The transition to a carbon-neutral economy will affect every aspect of how we produce goods and provide services, particularly in conventional energy industries. It will considerably affect workers and communities, as well as future jobs and demand for skills. Planning for a just transition will be critical in managing this process; the aim is to mitigate negative socioeconomic impacts and increase opportunities associated with the transition; support affected workers and communities; and enhance access to sustainable, inclusive, and resilient livelihoods for all. ADB will work with DMCs to support such planning in a way that involves all relevant stakeholders and affected groups at all stages of the energy transition.

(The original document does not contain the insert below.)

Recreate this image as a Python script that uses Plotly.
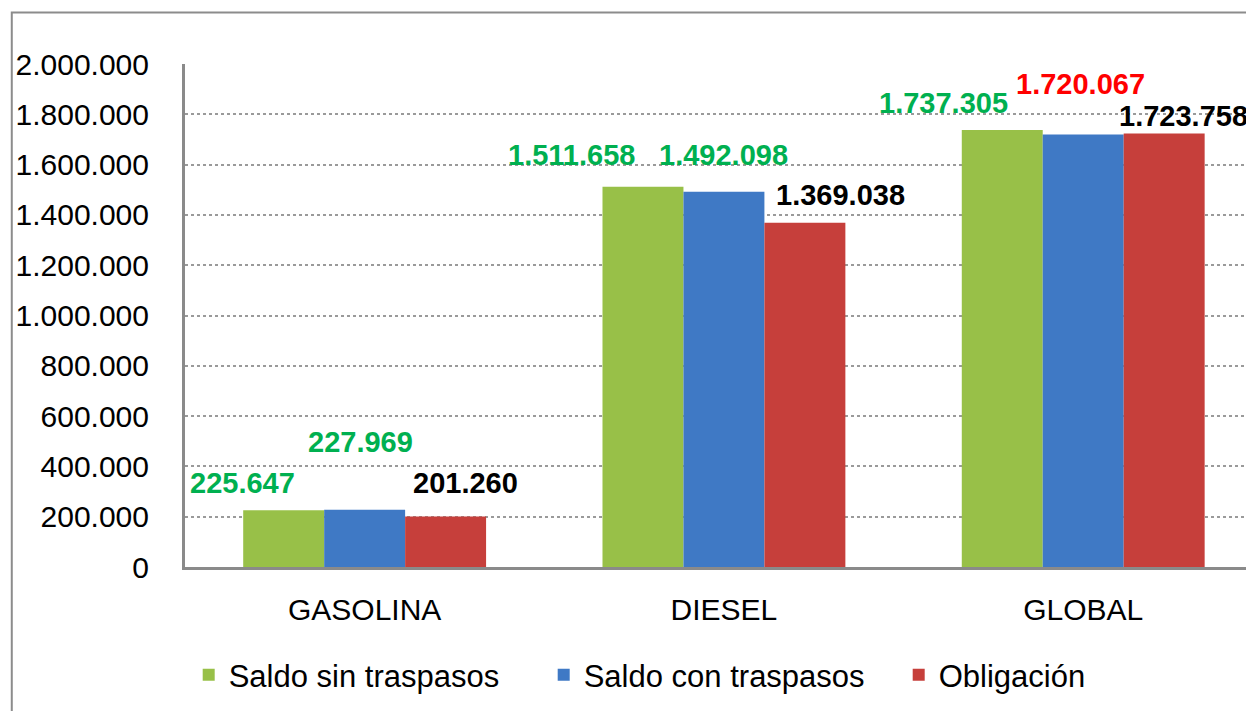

On guidance notes (para 115)

ADB’s Energy Sector Group will prepare staff guidance on the screening criteria for projects involving natural gas and large hydropower plants


[1] ​In this regard, the NGO Forum on ADB looks to the guiding note on "Principles for Paris Aligned Institutions" endorsed by civil society organizations and social movement alliances worldwide, asserting that ​"Financial institutions (FIs​)​ that commit to ‘Paris alignment’ must also commit to aligning with the Paris Agreement’s goal of limiting global warming to 1.5°C while respecting all human rights and the specific rights of Indigenous Peoples.​"​

[2] Legally binding regulations holding companies accountable for violations of the rights of current (and future) generations are exemplified by Germany’s supply chain laws and other similar due diligence policies adopted by governments in Europe and beyond.

[3] From the perspective of NGO Forum on ADB’s member organizations, waste-to-energy projects reliant on food waste (biogas) should - without exception - follow a strict waste hierarchy (i.e. ensuring reduction, re-distristribution, conversion into animal feed, and composting as priorities), and should be operated at a decentralized level, averting associated emissions derived from long-distance hauling.

[4] For a more context-specific overview of what inclusive, meaningful, sustainable and just transitions across Asia could look like, see the recent paper jointly published by Freedom From Debt Coalition, NGO Forum on ADB and Fair Finance Asia, “Making a Green New Deal Work for the Working People of Asia,” by Professor R. Ofreneo (2021).

[5] For further articulation of the concept of “transformative energy”, see the joint publication by Centre for Energy, Ecology and Development (CEED) Philippines and the NGO Forum on ADB, “Switching On” (2021).